Which directives does BingBot honor?

If there is no specific set of directives for the bingbot or msnbot user agent, then BingBot will honor the default set of directives, defined with the wildcard user agent. For example:

User-Agent: *
Disallow: /useless_folder

In most cases, you want to tell all search engines the URL paths where you want them to crawl, and the URL paths you want them to not crawl. Also, maintaining only one default set of directives for all search engines is less error-prone and is our recommendation.

What if I want to allow only BingBot?

In your robots.txt file, you can choose to define individual sections based on user agent. For example, if you want to authorize only BingBot when others crawlers are disallowed, you can do this by including the following directives in your robots.txt file:

User-Agent: *
Disallow: /

User-Agent: bingbot
Allow: /

A key rule to remember is that BingBot honors only one set of directives, in this order of priority:

The section for the bingbot user agent, discarding everything else.
The section for the msnbot user agent (for backwards compatibility), discarding everything else.
The default section (wildcard user agent).

This rule has two main consequences in terms of what BingBot will be allowed to crawl (or not):

If you have a specific set of directives for the bingbot user agent, BingBot will ignore all the other directives in the robots.txt file. Therefore, if there is a default directive that should apply to BingBot as well, you must copy it to the bingbot section in order for BingBot to honor it.
If you have a specific set of directives for the msnbot user agent (but not for the bingbot user agent), BingBot will honor these. In particular, if you have old directives blocking MSNBot, you are also blocking BingBot altogether as a side effect. The most common example is:

User-agent: msnbot
Disallow: /

Does BingBot honor the Crawl-delay directive?

Yes, BingBot honors the Crawl-delay directive, whether it is defined in the most specific set of directives or in the default one – that is an important exception to the rule defined above. This directive allows you to throttle BingBot and set, indirectly, a cap to the number of pages it will crawl.

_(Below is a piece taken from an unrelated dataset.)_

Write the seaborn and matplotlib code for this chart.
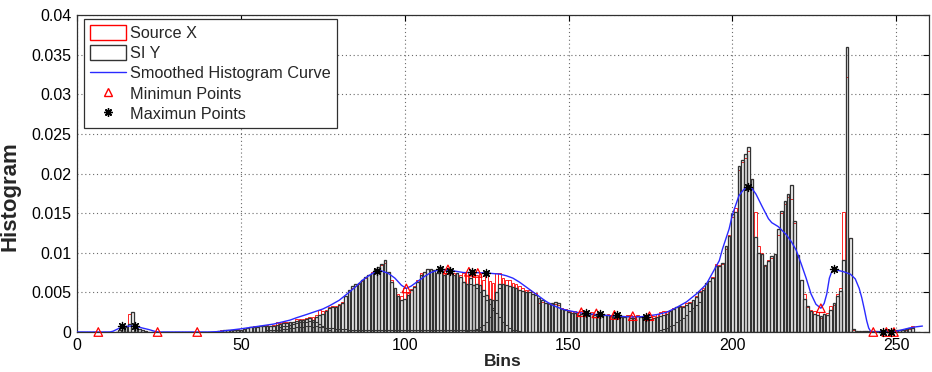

One common mistake is that Crawl-delay does not represent a crawl rate. Instead, it defines the size of a time window (from 1 to 30 seconds) during which BingBot will crawl your web site only once. For example, if your crawl delay is 5, BingBot will slice the day in smaller five-second windows, crawling only one page (or none) in each of these, for a maximum of around 17,280 pages during the day.

This means the higher your crawl delay is, the fewer pages BingBot will crawl. As crawling fewer pages may result in getting less content indexed, we usually do not recommend it, although we also understand that different web sites may have different bandwidth constraints.
Importantly, if your web site has several subdomains, each having its own robots.txt file defining a Crawl-delay directive, BingBot will manage each crawl delay separately. For example, if you have the following directive for both robots.txt files on us.contoso.com and www.contoso.com:

User-agent: *
Crawl-delay: 1

Then BingBot will be allowed to crawl one page at us.contoso.com and one page at www.contoso.com during each one-second window. Therefore, this is something you should take into account when setting the crawl delay value if you have several subdomains serving your content.

My robots.txt file looks good… what else should I know?

There are some other mechanisms available for you to control BingBot’s behavior. One of them is to define hourly crawl rates through the Bing Webmaster Tools (see the Crawl Settings section). This is particularly useful when your traffic is very cyclical during the day and you would like BingBot to visit your web site more outside of peak hours. By adjusting the graph up or down, you can apply a positive or negative factor to the crawl rate automatically determined by BingBot. This fine tunes the crawl activity to be more or less at a given time of the day, all controlled by you. It is important to note that a crawl delay noted in your robots.txt file will override the direction set within the Bing Webmaster Tool, so plan carefully to ensure you are not sending BingBot contradictory messages.